Friday, 6 April 2012

Wheat-free hot cross buns

(Small quantity, to produce circa 4 buns).

Mix 2 tsp of dried yeast with 1/8 pint of warm water and a tsp of sugar. Set aside in a warm place until it is well frothy.

For the buns:
8oz flour composed of some combination of rye, barley and cornflour. I used 3 oz rye, 3 oz barley, 2 oz cornflour.
1 egg
1/2 tsp salt
1/2 tsp mixed spice (or cinnamon, cloves, ginger)
1/4 tsp grated nutmeg
1 oz melted butter
2 oz currants
1 oz mixed peel
1 oz white sugar

warm milk/water

Put the dry ingredients in a large warm bowl. Break the egg into it and stir.
Add the melted butter and stir.
Make up the yeast liquid to just under 1/4 pint, preferably with warm milk if available, or warm water.
Add the yeast liquid to the mixture.
Add the currants.
Mix well. It will have the consistency of a cake mixture: not kneadable but scoopable.

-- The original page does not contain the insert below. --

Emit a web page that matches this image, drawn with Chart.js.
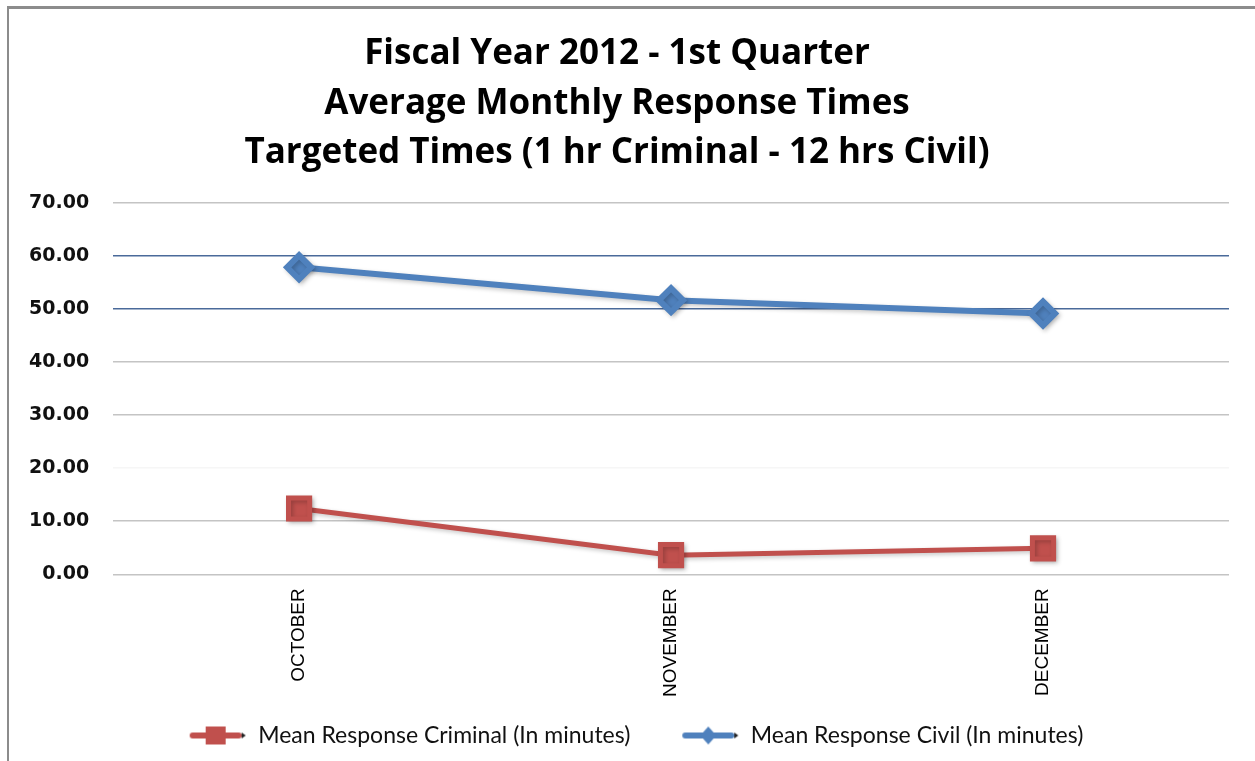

Put the bowl in a plastic bag and leave it in a warm place for about an hour.

Not sure how to do crosses without wheat flour, but you could try a paste of barley flour and water from a piping bag.

When the mixture had had time to prove, grease four yorkshire pudding tins and scoop a large spoonful of the spongy mixture into each of them. Bake for 10-15 minutes at 425ºF or gas mark 7.

Glaze as for normal hot cross bun recipe.